Restate each line of the listing exactly, without carrying over any pictures.

►

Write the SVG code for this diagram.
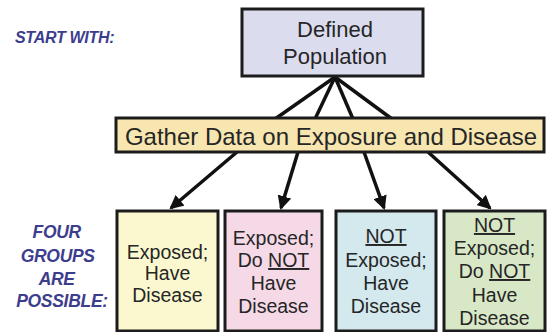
<svg xmlns="http://www.w3.org/2000/svg" width="551" height="332" viewBox="0 0 551 332">
<defs>
<style>
.box{stroke:#1c1c1c;stroke-width:3}
.t{font-family:"Liberation Sans",Arial,sans-serif;fill:#262626;text-anchor:middle}
.lbl{font-family:"Liberation Sans",Arial,sans-serif;font-weight:bold;font-style:italic;fill:#3d3d8e}
.u{text-decoration:underline}
.c{stroke:#111;stroke-width:3.5;fill:none}
</style>
<marker id="ah" markerWidth="4" markerHeight="4" refX="3.4" refY="2" orient="auto" markerUnits="strokeWidth">
<path d="M0,0 L4,2 L0,4 Z" fill="#111"/>
</marker>
</defs>
<rect width="551" height="332" fill="#ffffff"/>
<g id="connectors">
<line class="c" x1="335" y1="77" x2="275" y2="119"/>
<line class="c" x1="335" y1="77" x2="315" y2="119"/>
<line class="c" x1="335" y1="77" x2="353" y2="119"/>
<line class="c" x1="335" y1="77" x2="392" y2="119"/>
<line class="c" x1="237" y1="152" x2="171" y2="208" marker-end="url(#ah)"/>
<line class="c" x1="298" y1="152" x2="281" y2="208" marker-end="url(#ah)"/>
<line class="c" x1="364" y1="152" x2="384" y2="208" marker-end="url(#ah)"/>
<line class="c" x1="428" y1="152" x2="490" y2="208" marker-end="url(#ah)"/>
</g>
<g id="label-start">
<text class="lbl" x="15" y="43" font-size="16" letter-spacing="-0.3">START WITH:</text>
</g>
<g id="label-four">
<text class="lbl" font-size="17.5" text-anchor="middle" letter-spacing="-0.3">
<tspan x="59" y="238">FOUR</tspan>
<tspan x="60" y="262">GROUPS</tspan>
<tspan x="59" y="285">ARE</tspan>
<tspan x="62" y="307">POSSIBLE:</tspan>
</text>
</g>
<g id="population">
<rect class="box" x="242" y="9" width="181" height="67" fill="#dcdcef"/>
<text class="t" font-size="22"><tspan x="335" y="37">Defined</tspan><tspan x="335" y="64">Population</tspan></text>
</g>
<g id="gather">
<rect class="box" x="116" y="118" width="428" height="34" fill="#f7e6b0"/>
<text class="t" x="331" y="145" font-size="24">Gather Data on Exposure and Disease</text>
</g>
<g id="group1">
<rect class="box" x="117" y="211" width="101" height="120" fill="#fbf8d0"/>
<text class="t" font-size="19.5"><tspan x="167.5" y="259">Exposed;</tspan><tspan x="167.5" y="280">Have</tspan><tspan x="167.5" y="302">Disease</tspan></text>
</g>
<g id="group2">
<rect class="box" x="225" y="211" width="97" height="120" fill="#f5d9e6"/>
<text class="t" font-size="19.5"><tspan x="273.5" y="245">Exposed;</tspan><tspan x="273.5" y="267">Do <tspan class="u">NOT</tspan></tspan><tspan x="273.5" y="290">Have</tspan><tspan x="273.5" y="313">Disease</tspan></text>
</g>
<g id="group3">
<rect class="box" x="336" y="211" width="100" height="120" fill="#d3e9ee"/>
<text class="t" font-size="19.5"><tspan x="386" y="243" class="u">NOT</tspan><tspan x="386" y="267">Exposed;</tspan><tspan x="386" y="290">Have</tspan><tspan x="386" y="313">Disease</tspan></text>
</g>
<g id="group4">
<rect class="box" x="444" y="211" width="101" height="120" fill="#d8e8c6"/>
<text class="t" font-size="19.5"><tspan x="494.5" y="232" class="u">NOT</tspan><tspan x="494.5" y="255">Exposed;</tspan><tspan x="494.5" y="278">Do <tspan class="u">NOT</tspan></tspan><tspan x="494.5" y="302">Have</tspan><tspan x="494.5" y="325">Disease</tspan></text>
</g>
</svg>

◄

• Expected answer:
Write the SVG code for this diagram.
<svg xmlns="http://www.w3.org/2000/svg" width="551" height="332" viewBox="0 0 551 332">
<defs>
<style>
.box{stroke:#1c1c1c;stroke-width:3}
.t{font-family:"Liberation Sans",Arial,sans-serif;fill:#262626;text-anchor:middle}
.lbl{font-family:"Liberation Sans",Arial,sans-serif;font-weight:bold;font-style:italic;fill:#3d3d8e}
.u{text-decoration:underline}
.c{stroke:#111;stroke-width:3.5;fill:none}
</style>
<marker id="ah" markerWidth="4" markerHeight="4" refX="3.4" refY="2" orient="auto" markerUnits="strokeWidth">
<path d="M0,0 L4,2 L0,4 Z" fill="#111"/>
</marker>
</defs>
<rect width="551" height="332" fill="#ffffff"/>
<g id="connectors">
<line class="c" x1="335" y1="77" x2="275" y2="119"/>
<line class="c" x1="335" y1="77" x2="315" y2="119"/>
<line class="c" x1="335" y1="77" x2="353" y2="119"/>
<line class="c" x1="335" y1="77" x2="392" y2="119"/>
<line class="c" x1="237" y1="152" x2="171" y2="208" marker-end="url(#ah)"/>
<line class="c" x1="298" y1="152" x2="281" y2="208" marker-end="url(#ah)"/>
<line class="c" x1="364" y1="152" x2="384" y2="208" marker-end="url(#ah)"/>
<line class="c" x1="428" y1="152" x2="490" y2="208" marker-end="url(#ah)"/>
</g>
<g id="label-start">
<text class="lbl" x="15" y="43" font-size="16" letter-spacing="-0.3">START WITH:</text>
</g>
<g id="label-four">
<text class="lbl" font-size="17.5" text-anchor="middle" letter-spacing="-0.3">
<tspan x="59" y="238">FOUR</tspan>
<tspan x="60" y="262">GROUPS</tspan>
<tspan x="59" y="285">ARE</tspan>
<tspan x="62" y="307">POSSIBLE:</tspan>
</text>
</g>
<g id="population">
<rect class="box" x="242" y="9" width="181" height="67" fill="#dcdcef"/>
<text class="t" font-size="22"><tspan x="335" y="37">Defined</tspan><tspan x="335" y="64">Population</tspan></text>
</g>
<g id="gather">
<rect class="box" x="116" y="118" width="428" height="34" fill="#f7e6b0"/>
<text class="t" x="331" y="145" font-size="24">Gather Data on Exposure and Disease</text>
</g>
<g id="group1">
<rect class="box" x="117" y="211" width="101" height="120" fill="#fbf8d0"/>
<text class="t" font-size="19.5"><tspan x="167.5" y="259">Exposed;</tspan><tspan x="167.5" y="280">Have</tspan><tspan x="167.5" y="302">Disease</tspan></text>
</g>
<g id="group2">
<rect class="box" x="225" y="211" width="97" height="120" fill="#f5d9e6"/>
<text class="t" font-size="19.5"><tspan x="273.5" y="245">Exposed;</tspan><tspan x="273.5" y="267">Do <tspan class="u">NOT</tspan></tspan><tspan x="273.5" y="290">Have</tspan><tspan x="273.5" y="313">Disease</tspan></text>
</g>
<g id="group3">
<rect class="box" x="336" y="211" width="100" height="120" fill="#d3e9ee"/>
<text class="t" font-size="19.5"><tspan x="386" y="243" class="u">NOT</tspan><tspan x="386" y="267">Exposed;</tspan><tspan x="386" y="290">Have</tspan><tspan x="386" y="313">Disease</tspan></text>
</g>
<g id="group4">
<rect class="box" x="444" y="211" width="101" height="120" fill="#d8e8c6"/>
<text class="t" font-size="19.5"><tspan x="494.5" y="232" class="u">NOT</tspan><tspan x="494.5" y="255">Exposed;</tspan><tspan x="494.5" y="278">Do <tspan class="u">NOT</tspan></tspan><tspan x="494.5" y="302">Have</tspan><tspan x="494.5" y="325">Disease</tspan></text>
</g>
</svg>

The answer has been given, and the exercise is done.